Winfried Hermann has taken over Stuttgart’s ministry of transport in order to push through the controversial project. The Green member of the federal parliament formerly headed the parliament’s transport committee, where he cultivated good relations with the two main proponents of the project: railway director, Rüdiger Grube, and Federal Transport Minister Peter Ramsauer (Christian Social Union). The Süddeutsche Zeitung commented: “Both felt they had always been treated fairly (by Hermann) and have already congratulated him”.
Voters, who were promised a genuine change of policy after the Greens had assumed government, are in for a shock. But whoever is familiar with the background of the Greens and future Prime Minister Winfried Kretschmann should not be surprised.

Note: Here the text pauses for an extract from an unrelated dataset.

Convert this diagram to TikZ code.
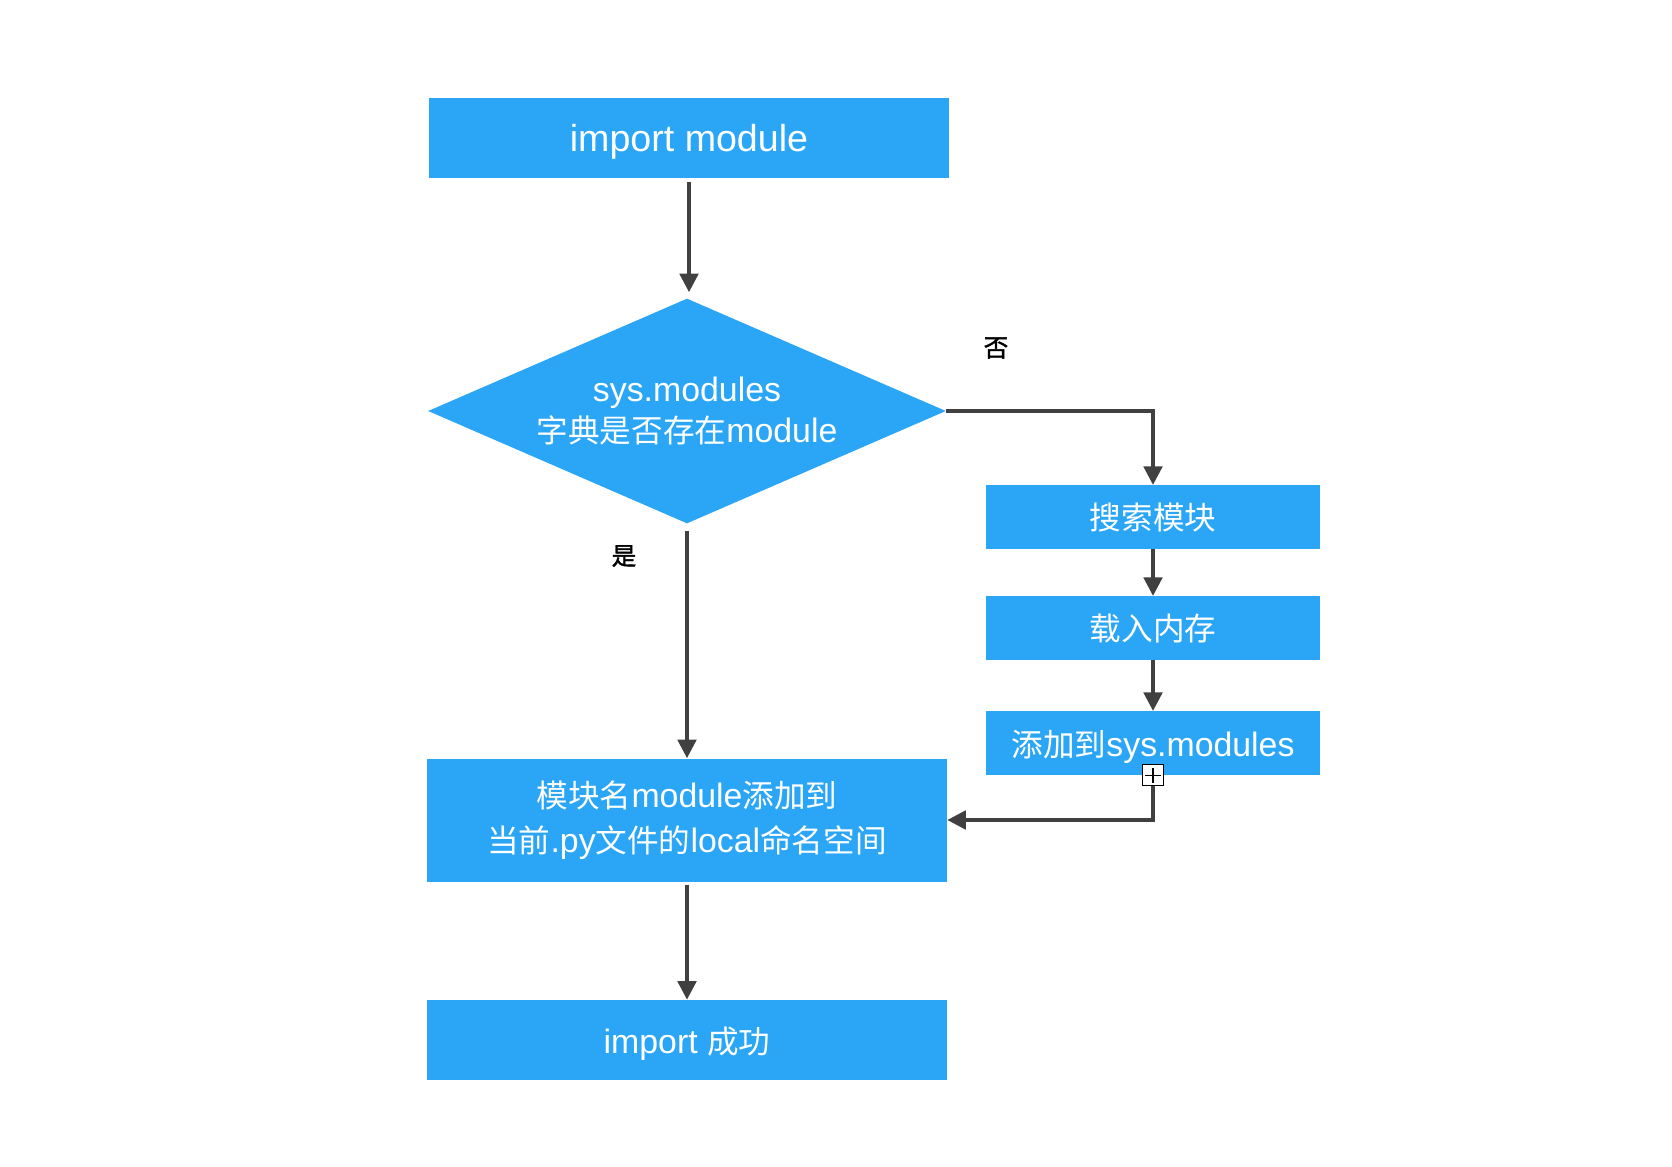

Kretschmann, who describes himself as “an avowed Catholic” and advocate of “conservative values”, was among the leaders of the Eco-libertarians in the 1980s, a right-wing section within the Green Party. The Eco-libertarians espoused “ecological humanism” and were heavily influenced by anthroposophy (spiritual philosophy of Rudolf Steiner). They strictly rejected socialist ideas, advocating instead an ecologically based market economy. In the name of “subsidiarity” (local government), they demanded the withdrawal of the state from the social field, and criticised social movements of the twentieth century for spawning a “mentality of dependency”.
Some of the leading Eco-libertarians later moved to the Free Democratic Party. Their main theorist, Thomas Schmid, began his political career in Daniel Cohn-Bendit and Joschka Fischer’s anarchist group, and is now editor of Axel Springer’s right-wing national newspaper, Die Welt. Schmid is still close friends with Kretschmann.
Except for the faces and party colours, little change can be expected in Baden-Württemberg, despite the landslide in the parliamentary elections.